How to Calibrate Your Yoke, Throttle, and Rudder Pedals in MSFS 2024 (UK Guide)

Getting your flight controls properly calibrated in Microsoft Flight Simulator 2024 makes the difference between smooth, predictable flying and frustrating drift, dead zones, and unwanted inputs. If your aircraft feels twitchy on the pitch axis or sluggish on the roll, the problem usually isn't MSFS—it's in the calibration. This guide walks you through Windows-level setup, MSFS sensitivity curves, and null-zone tuning to get your hardware working exactly how it should.

Why Calibration Matters

Flight sim controllers are analogue devices. They measure resistance or position continuously, and that raw signal needs translating into meaningful aircraft inputs. Out of the box, Windows and MSFS make assumptions about centre points, response ranges, and dead zones. These assumptions often don't match your specific hardware or flying preferences. Calibration lets you override those defaults.

Without proper calibration, you'll fight issues like:

Step 1: Windows Game Controller Calibration

Start here. Windows has its own control calibrator that establishes the baseline for everything else.

Windows 11 / Windows 10:

  1. Open Settings → Bluetooth & devices → Other devices
  2. Select Calibrate next to your yoke or joystick
  3. Follow the on-screen prompts—you'll centre your controls, then move each axis to its full extremes
  4. For throttle quadrants with separate axes, calibrate each one individually

What to watch for:

When centring your yoke, hold it at dead centre for a few seconds—don't rush. The calibration window shows live feedback as a crosshair; aim for exact centre. When moving to extremes, go all the way—don't stop short.

If your hardware has rudder pedals connected separately, Windows may ask you to calibrate those as a two-axis stick (left/right) rather than separate pedals. That's fine—the mapping happens in MSFS.

After Windows calibration finishes, test your controls in Windows Game Controller settings. Each axis should show full 0–100 travel with no drift at centre.

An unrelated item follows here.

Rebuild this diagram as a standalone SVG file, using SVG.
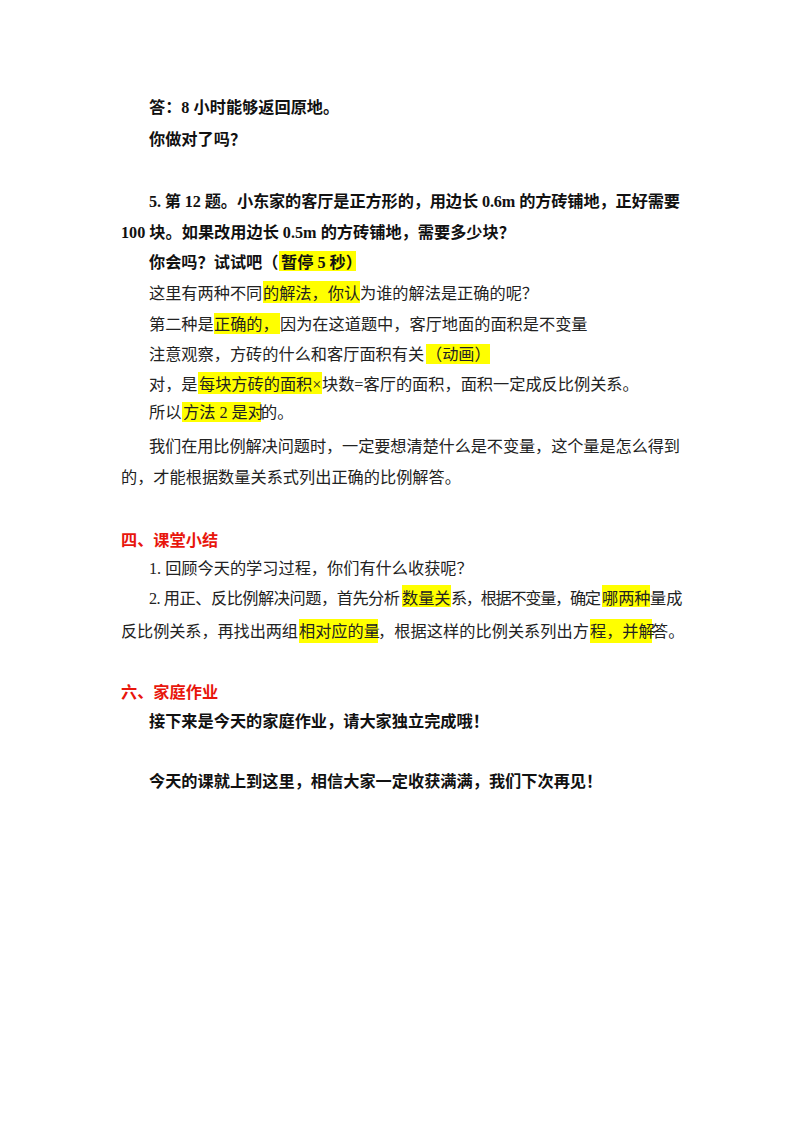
<svg xmlns="http://www.w3.org/2000/svg" width="800" height="1132" viewBox="0 0 800 1132">
<style>
text{font-family:"Liberation Serif","Noto Sans CJK SC",serif;font-size:16.2px;fill:#222}
.b{font-weight:bold;fill:#111}
.r{font-weight:bold;fill:#e8160c}
.h{fill:#ffff00}
</style>
<rect width="800" height="1132" fill="#fff"/>
<g id="highlights">
<rect class="h" x="279" y="251" width="77" height="20"/>
<rect class="h" x="263" y="281" width="97" height="22"/>
<rect class="h" x="214" y="313" width="66" height="21"/>
<rect class="h" x="426" y="344" width="64" height="20"/>
<rect class="h" x="198" y="372" width="124" height="22"/>
<rect class="h" x="182" y="402" width="79" height="20"/>
<rect class="h" x="402" y="585" width="49" height="22"/>
<rect class="h" x="602" y="585" width="48" height="22"/>
<rect class="h" x="299" y="619" width="79" height="24"/>
<rect class="h" x="590" y="619" width="62" height="24"/>
</g>
<text class="b" x="149" y="113">答：8 小时能够返回原地。</text>
<text class="b" x="149" y="145">你做对了吗？</text>
<text class="b" x="149" y="207" textLength="531" lengthAdjust="spacing">5. 第 12 题。小东家的客厅是正方形的，用边长 0.6m 的方砖铺地，正好需要</text>
<text class="b" x="121" y="238">100 块。如果改用边长 0.5m 的方砖铺地，需要多少块？</text>
<text class="b" x="149" y="268">你会吗？试试吧（<tspan x="281">暂停 5 秒）</tspan></text>
<text x="149" y="299">这里有两种不同<tspan x="263">的解法，你认</tspan><tspan x="360">为谁的解法是正确的呢？</tspan></text>
<text x="149" y="330">第二种是<tspan x="214">正确的，</tspan><tspan x="280">因为在这道题中，客厅地面的面积是不变量</tspan></text>
<text x="149" y="360">注意观察，方砖的什么和客厅面积有关<tspan x="426">（动画）</tspan></text>
<text x="149" y="390">对，是<tspan x="199">每块方砖的面积×</tspan><tspan x="322">块数=客厅的面积，面积一定成反比例关系。</tspan></text>
<text x="149" y="418">所以<tspan x="183">方法 2 是对</tspan><tspan x="261">的。</tspan></text>
<text x="149" y="452" textLength="531" lengthAdjust="spacing">我们在用比例解决问题时，一定要想清楚什么是不变量，这个量是怎么得到</text>
<text x="121" y="483">的，才能根据数量关系式列出正确的比例解答。</text>
<text class="r" x="121" y="546">四、课堂小结</text>
<text x="149" y="574">1. 回顾今天的学习过程，你们有什么收获呢？</text>
<text x="149" y="604"><tspan textLength="251" lengthAdjust="spacing">2. 用正、反比例解决问题，首先分析</tspan><tspan x="402">数量关</tspan><tspan x="451" textLength="150" lengthAdjust="spacing">系，根据不变量，确定</tspan><tspan x="602">哪两种</tspan><tspan x="650">量成</tspan></text>
<text x="121" y="637"><tspan textLength="177" lengthAdjust="spacing">反比例关系，再找出两组</tspan><tspan x="299">相对应的量</tspan><tspan x="378" textLength="211" lengthAdjust="spacing">，根据这样的比例关系列出方</tspan><tspan x="590">程，并解</tspan><tspan x="652">答。</tspan></text>
<text class="r" x="121" y="698">六、家庭作业</text>
<text class="b" x="149" y="727">接下来是今天的家庭作业，请大家独立完成哦！</text>
<text class="b" x="149" y="787">今天的课就上到这里，相信大家一定收获满满，我们下次再见！</text>
</svg>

Step 2: MSFS Control Binding and Sensitivity

Open MSFS 2024 and head to Options → Controls → Calibration.

Axis assignment:

Make sure your hardware is correctly identified. MSFS should list your yoke or stick by name. Check that:

Don't assign multiple inputs to the same axis unless you specifically want it—for example, assigning both yoke roll and a trim axis to the same control.

Sensitivity curves:

This is where MSFS shines. The sensitivity curve tool lets you define how much aircraft movement results from your physical input—crucial for making controls feel natural.

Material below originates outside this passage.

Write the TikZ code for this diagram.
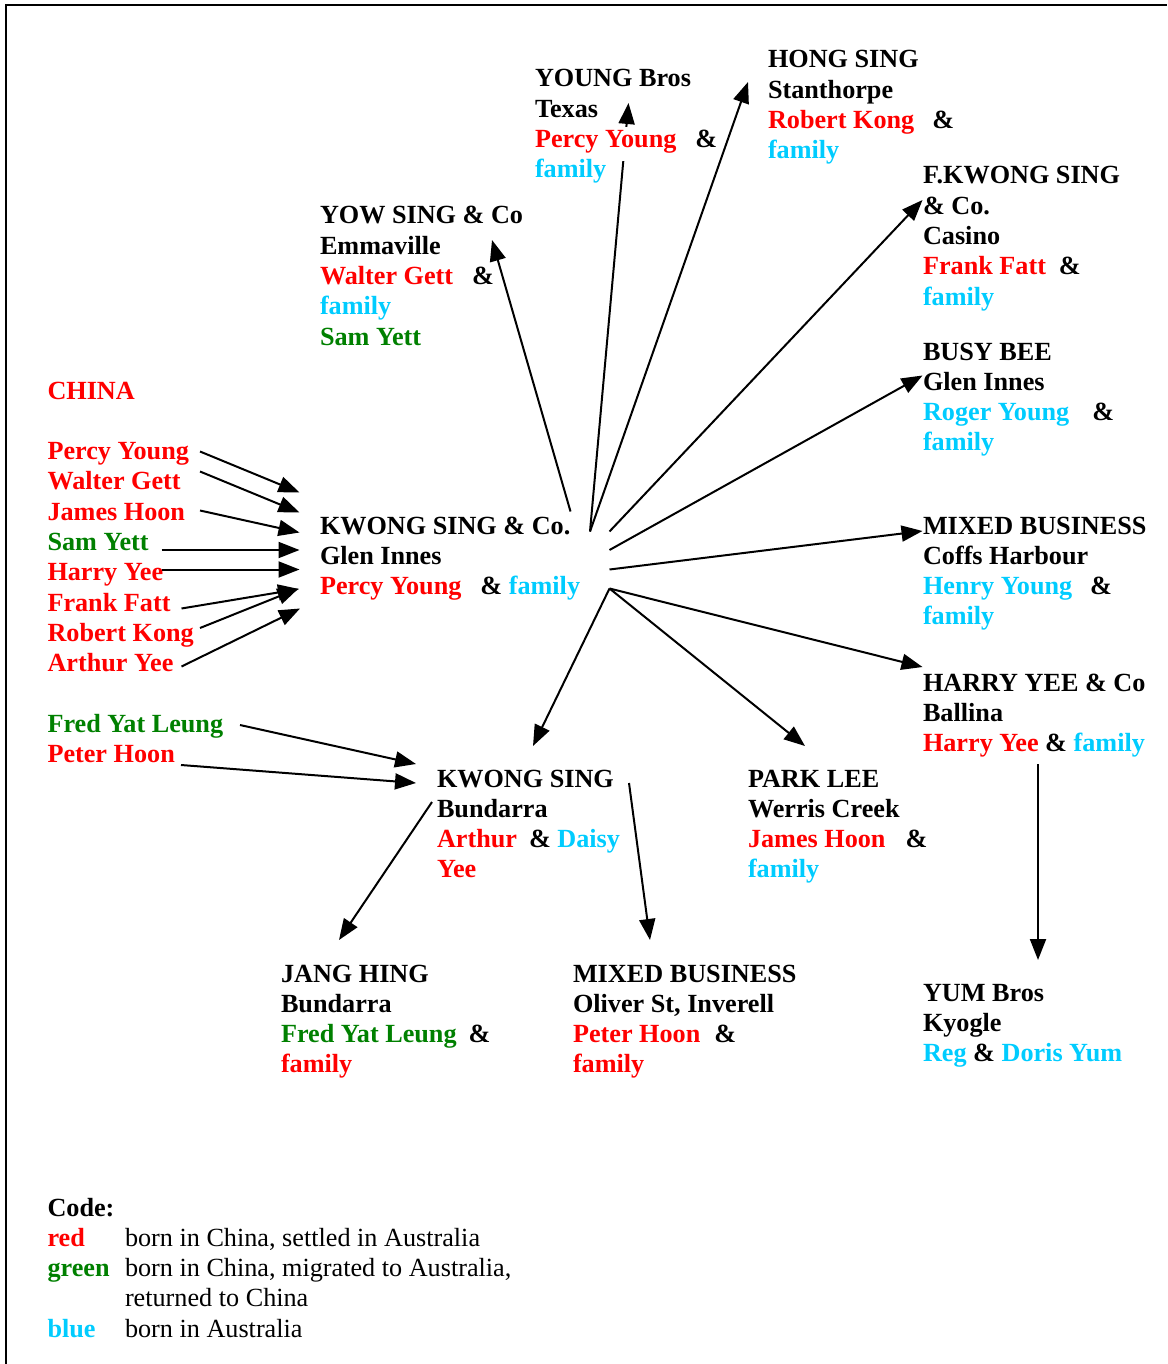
\documentclass[tikz,border=0pt]{standalone}
\usepackage{fontspec}
\setmainfont{Liberation Serif}
\usetikzlibrary{arrows.meta}
\definecolor{cr}{HTML}{FF0000}
\definecolor{cg}{HTML}{008000}
\definecolor{cb}{HTML}{00CCFF}
\newcommand{\R}[1]{\textcolor{cr}{#1}}
\newcommand{\G}[1]{\textcolor{cg}{#1}}
\newcommand{\B}[1]{\textcolor{cb}{#1}}
\newcommand{\gap}[1]{\hspace*{#1pt}}
\begin{document}
\begin{tikzpicture}[x=1pt,y=-1pt,
  txt/.style={anchor=base west, inner sep=0pt, outer sep=0pt,
    font=\bfseries\fontsize{26.2}{30.3}\selectfont},
  arr/.style={line width=2pt, -{Triangle[length=21pt,width=16pt]}},
  frame/.style={line width=2pt}]
\useasboundingbox (0,0) rectangle (1167,1364);
\draw[frame] (6,1364) -- (6,5) -- (1167,5);

% arrow end points
\coordinate (pyS) at (200,451.5);  \coordinate (pyT) at (299.5,492.5);
\coordinate (wgS) at (200,471.5);  \coordinate (wgT) at (299.5,512.5);
\coordinate (jhS) at (200,510.5);  \coordinate (jhT) at (299.5,532.5);
\coordinate (syS) at (161.5,550);  \coordinate (syT) at (299.5,550);
\coordinate (hyS) at (161.5,569.5);\coordinate (hyT) at (299.5,569.5);
\coordinate (ffS) at (181.5,608.5);\coordinate (ffT) at (299,589);
\coordinate (rkS) at (200,628);    \coordinate (rkT) at (298.5,588.5);
\coordinate (ayS) at (181.5,666.5);\coordinate (ayT) at (300,608.5);
\coordinate (fyS) at (240,725);    \coordinate (fyT) at (416,764);
\coordinate (phS) at (181,765);    \coordinate (phT) at (416,783);

\coordinate (hubA) at (570.5,511.5);
\coordinate (hubB) at (590,531.5);
\coordinate (hubC) at (609.5,531.5);
\coordinate (hubD) at (609.5,550);
\coordinate (hubE) at (609.5,569.5);
\coordinate (hubF) at (609.5,588.5);

\coordinate (yowT) at (492,240);
\coordinate (youngT) at (628.5,103);
\coordinate (hongT) at (748,82);
\coordinate (fkT) at (922.5,200);
\coordinate (bbT) at (922.5,375.5);
\coordinate (mcT) at (922.5,531);
\coordinate (hyeeT) at (922.5,667);
\coordinate (plT) at (805,746);
\coordinate (bdT) at (533,746);

\coordinate (bdA) at (432,802);  \coordinate (jhgT) at (339,940);
\coordinate (bdB) at (629,783);  \coordinate (moT) at (650,940);
\coordinate (hyeeS) at (1038,764); \coordinate (yumT) at (1038,960);

% arrows (drawn below the text)
\draw[arr] (pyS) -- (pyT);
\draw[arr] (wgS) -- (wgT);
\draw[arr] (jhS) -- (jhT);
\draw[arr] (syS) -- (syT);
\draw[arr] (ffS) -- (ffT);
\draw[arr] (rkS) -- (rkT);
\draw[arr] (ayS) -- (ayT);
\draw[arr] (fyS) -- (fyT);
\draw[arr] (phS) -- (phT);

\draw[arr] (hubA) -- (yowT);
\draw[arr] (hubB) -- (youngT);
\draw[arr] (hubB) -- (hongT);
\draw[arr] (hubC) -- (fkT);
\draw[arr] (hubD) -- (bbT);
\draw[arr] (hubE) -- (mcT);
\draw[arr] (hubF) -- (hyeeT);
\draw[arr] (hubF) -- (plT);
\draw[arr] (hubF) -- (bdT);

\draw[arr] (bdA) -- (jhgT);
\draw[arr] (bdB) -- (moT);
\draw[arr] (hyeeS) -- (yumT);

% opaque text line of the YOUNG Bros box
\fill[white] (612,127) rectangle (645,161);

% text blocks
\node[txt] (china) at (47.5,399) {\R{CHINA}};
\node[txt] (leftlist) at (47.5,459.5) {\begin{tabular}[t]{@{}l@{}}
\R{Percy Young}\\ \R{Walter Gett}\\ \R{James Hoon}\\ \G{Sam Yett}\\
\R{Harry Yee}\\ \R{Frank Fatt}\\ \R{Robert Kong}\\ \R{Arthur Yee}\end{tabular}};
\node[txt] (fredpeter) at (47.5,732) {\begin{tabular}[t]{@{}l@{}}
\G{Fred Yat Leung}\\ \R{Peter Hoon}\end{tabular}};

\node[txt] (youngbros) at (535,87) {\begin{tabular}[t]{@{}l@{}}
YOUNG Bros\\ Texas\\ \R{Percy Young}\gap{19}\&\\ \B{family}\end{tabular}};
\node[txt] (hongsing) at (768,68) {\begin{tabular}[t]{@{}l@{}}
HONG SING\\ Stanthorpe\\ \R{Robert Kong}\gap{18}\&\\ \B{family}\end{tabular}};
\node[txt] (yowsing) at (320,224) {\begin{tabular}[t]{@{}l@{}}
YOW SING \& Co\\ Emmaville\\ \R{Walter Gett}\gap{19}\&\\ \B{family}\\ \G{Sam Yett}\end{tabular}};
\node[txt] (fkwong) at (923,184) {\begin{tabular}[t]{@{}l@{}}
F.KWONG SING\\ \& Co.\\ Casino\\ \R{Frank Fatt}\gap{13}\&\\ \B{family}\end{tabular}};
\node[txt] (busybee) at (923,360) {\begin{tabular}[t]{@{}l@{}}
BUSY BEE\\ Glen Innes\\ \B{Roger Young}\gap{23}\&\\ \B{family}\end{tabular}};
\node[txt] (kwongglen) at (320,534) {\begin{tabular}[t]{@{}l@{}}
KWONG SING \& Co.\\ Glen Innes\\ \R{Percy Young}\gap{19}\& \B{family}\end{tabular}};
\node[txt] (mixedcoffs) at (923,534) {\begin{tabular}[t]{@{}l@{}}
MIXED BUSINESS\\ Coffs Harbour\\ \B{Henry Young}\gap{18}\&\\ \B{family}\end{tabular}};
\node[txt] (harryyee) at (923,691) {\begin{tabular}[t]{@{}l@{}}
HARRY YEE \& Co\\ Ballina\\ \R{Harry Yee} \& \B{family}\end{tabular}};
\node[txt] (bundarra) at (437,787) {\begin{tabular}[t]{@{}l@{}}
KWONG SING\\ Bundarra\\ \R{Arthur}\gap{12}\& \B{Daisy}\\ \R{Yee}\end{tabular}};
\node[txt] (parklee) at (748,787) {\begin{tabular}[t]{@{}l@{}}
PARK LEE\\ Werris Creek\\ \R{James Hoon}\gap{20}\&\\ \B{family}\end{tabular}};
\node[txt] (janghing) at (281,982) {\begin{tabular}[t]{@{}l@{}}
JANG HING\\ Bundarra\\ \G{Fred Yat Leung}\gap{12}\&\\ \R{family}\end{tabular}};
\node[txt] (mixedoliver) at (573,982) {\begin{tabular}[t]{@{}l@{}}
MIXED BUSINESS\\ Oliver St, Inverell\\ \R{Peter Hoon}\gap{14}\&\\ \R{family}\end{tabular}};
\node[txt] (yum) at (923,1001) {\begin{tabular}[t]{@{}l@{}}
YUM Bros\\ Kyogle\\ \B{Reg} \& \B{Doris Yum}\end{tabular}};

\node[txt] (legend) at (47.5,1216) {\begin{tabular}[t]{@{}p{77.5pt}@{}l@{}}
Code: & \\
\R{red} & \mdseries born in China, settled in Australia\\
\G{green} & \mdseries born in China, migrated to Australia,\\
 & \mdseries returned to China\\
\B{blue} & \mdseries born in Australia\end{tabular}};

% this arrow runs over its text in the original
\draw[arr] (hyS) -- (hyT);
\end{tikzpicture}
\end{document}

  1. Go to Sensitivity within the calibration screen
  2. Select your control axis (e.g., pitch)
  3. Look at the curve graph. The default is usually a straight diagonal line—input matches output linearly
  4. For pitch and roll, try a slightly curved line that favours small inputs: more response near centre, less at the extremes. This stops you overcorrecting
  5. For throttle, keep it mostly linear—smooth, steady movement is what you want
  6. For rudder, a straight line usually works, but some pilots prefer a curve that gives more authority at larger inputs

Finding the right curve takes flying. Start with the defaults, fly a few approaches, then adjust. If the aircraft feels twitchy, flatten the curve. If inputs feel mushy, make it steeper.

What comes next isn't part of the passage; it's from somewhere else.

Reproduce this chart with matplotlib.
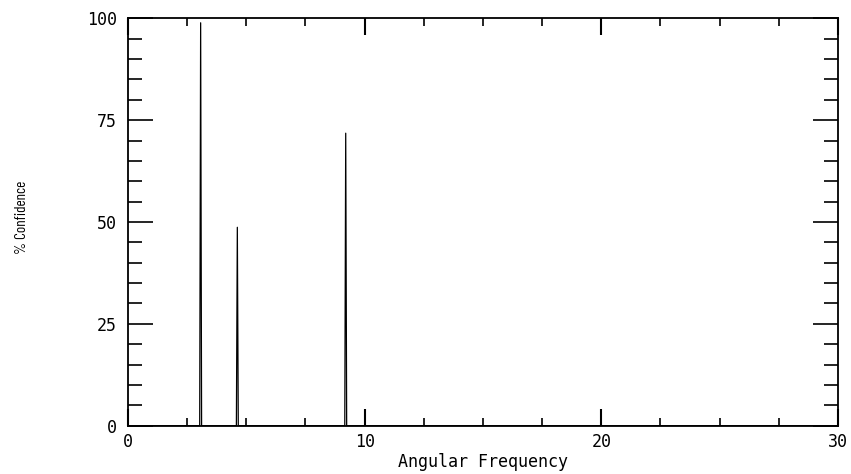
import matplotlib

matplotlib.use("Agg")
import matplotlib.pyplot as plt  # noqa: E402
from matplotlib.ticker import MultipleLocator  # noqa: E402

# spectrum: zero everywhere except three narrow peaks
freq = [0.0, 3.03, 3.07, 3.11, 4.58, 4.62, 4.66, 9.16, 9.20, 9.24, 30.0]
conf = [0.0, 0.0, 98.9, 0.0, 0.0, 48.7, 0.0, 0.0, 71.8, 0.0, 0.0]

x_ticks = [0, 10, 20, 30]
y_ticks = [0, 25, 50, 75, 100]

fig = plt.figure(figsize=(8.51, 4.74), dpi=100)
ax = fig.add_axes([0.1504, 0.1019, 0.8343, 0.8595])
ax.plot(freq, conf, color="black", linewidth=0.9)

ax.set_xlim(0, 30)
ax.set_ylim(0, 100)
ax.set_xticks(x_ticks)
ax.set_yticks(y_ticks)
ax.xaxis.set_minor_locator(MultipleLocator(2.5))
ax.yaxis.set_minor_locator(MultipleLocator(5))

mono = "DejaVu Sans Mono"
ax.tick_params(axis="x", which="major", direction="in", length=12, width=1.5,
               top=True, pad=5)
ax.tick_params(axis="x", which="minor", direction="in", length=6, width=1.2, top=True)
ax.tick_params(axis="y", which="major", direction="in", length=18, width=1.2,
               right=True, pad=8)
ax.tick_params(axis="y", which="minor", direction="in", length=10, width=1.2, right=True)
for lab in ax.get_xticklabels() + ax.get_yticklabels():
    lab.set_fontfamily(mono)
    lab.set_fontsize(12)
for s in ax.spines.values():
    s.set_linewidth(1.3)

ax.set_xlabel("Angular Frequency", family=mono, fontsize=12, labelpad=2)
fig.text(0.026, 0.542, "% Confidence", rotation=90, ha="center", va="center",
         family=["Barlow Condensed", "DejaVu Sans"], fontsize=11)

fig.savefig("out.png", dpi=100)
plt.close(fig)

Step 3: Null-Zone Management

Null zones—dead bands where the control doesn't respond—are essential for fighting hardware drift. Without them, even tiny electrical noise makes your aircraft jitter.

In MSFS:

  1. Still in the calibration screen, look for Deadzone sliders
  2. Set a small deadzone for pitch and roll—usually 0.5–2% works well. You want to eliminate drift without losing fine control
  3. Set a slightly larger zone for rudder, around 2–3%, because pedal drift is common
  4. For throttle, use 0–1%—you rarely need throttle dead band unless your quadrant is old or noisy

The key is finding the sweet spot. Too much dead zone and you can't make fine adjustments. Too little and drift ruins immersion. Start at 1% across the board and fly—if you see unwanted movement, increase it by 0.5%.

Step 4: The Test Flight

After calibration, load a simple aircraft (the Cessna 172 is ideal) and do a test flight:

  1. Trim the aircraft to hands-off level flight. It shouldn't drift left, right, up, or down
  2. Make small, deliberate pitch and roll inputs—does the aircraft respond smoothly?
  3. Move the throttle slowly—does it track your input without jumping?
  4. Test the rudder at different speeds—full forward flight, slow flight, and near stall

If something feels off, return to MSFS calibration and adjust the curve or dead zone. You might need three or four test flights before it feels right, and that's normal.

Recalibration Frequency

Recalibrate Windows every few months if you fly regularly. Hardware ages—resistances change, pots accumulate dust. Once a season is reasonable. MSFS sensitivity curves usually stay put unless you're chasing a specific feel.

Proper calibration transforms sim flying. Your controls stop fighting you, inputs feel natural, and you can focus on the flying rather than fighting the hardware.